On Behalf of | Sep 18, 2023 | Firm News |

Becoming a United States citizen through naturalization is a life-changing process and grants foreign-born individuals living in Arkansas the privilege of participating fully in the rights and responsibilities of American citizenship. One must follow specific steps and requirements to become a U.S. citizen through naturalization.

Before embarking on the path to citizenship, an individual must meet certain eligibility criteria.

Who is eligible

Applicants looking to establish U.S. citizenship must be lawful permanent residents of the United States. This means they must hold a green card for a certain period. Most people seeking citizenship must have a green card for at least five years. However, those married to U.S. citizens may be able to pursue citizenship after having a green card for three years.

During this required residency period, applicants must have spent a specific number of days physically residing within the United States. They must also maintain a clean criminal record and demonstrate good moral character during this time. Any criminal convictions or moral issues may hinder the naturalization process.
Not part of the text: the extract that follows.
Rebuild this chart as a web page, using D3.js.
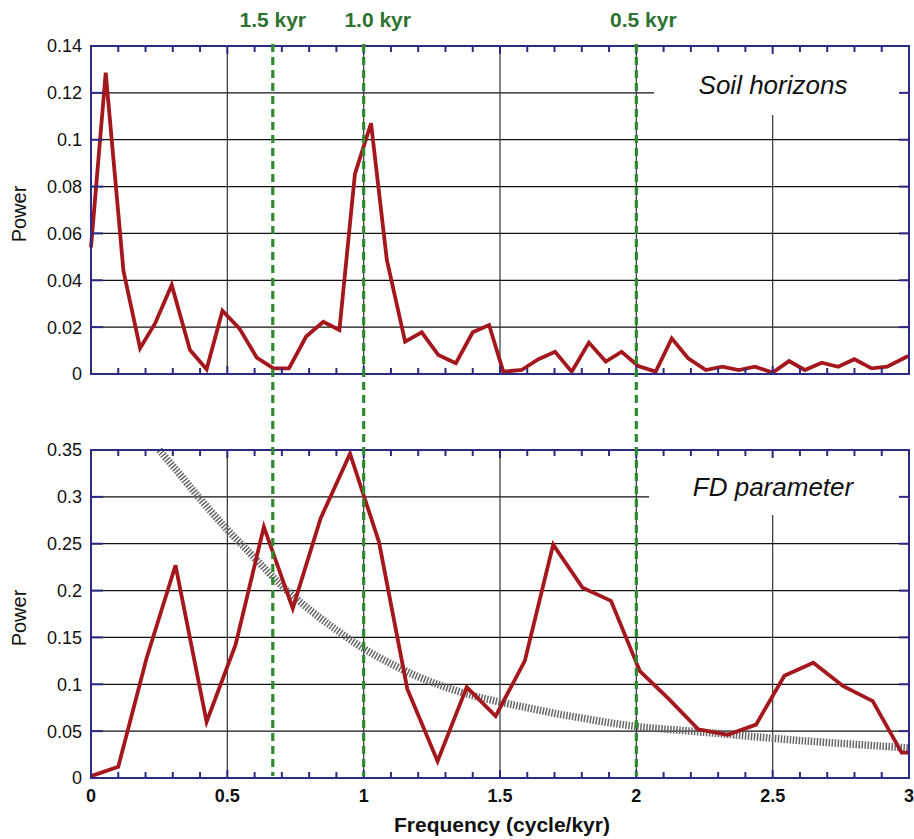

Applicants also must be able to read, write and speak English and pass both an English test and a Civics test showcasing their knowledge of the country’s founding principles and institutions. Studies show that more than 96% of applicants who take these tests wind up passing them.

How the application process works

Aspiring citizens must complete and submit Form N-400, the Application for Naturalization. The form details personal information, residency history and criminal history, if applicable. Applicants also have to attend a biometrics appointment where they provide fingerprints, photographs and other identifying information. After the biometrics appointment, applicants must attend an interview with an immigration officer.

Once approved, applicants receive an invitation to a naturalization ceremony. There, they take the Oath of Allegiance, where they pledge their allegiance to the United States.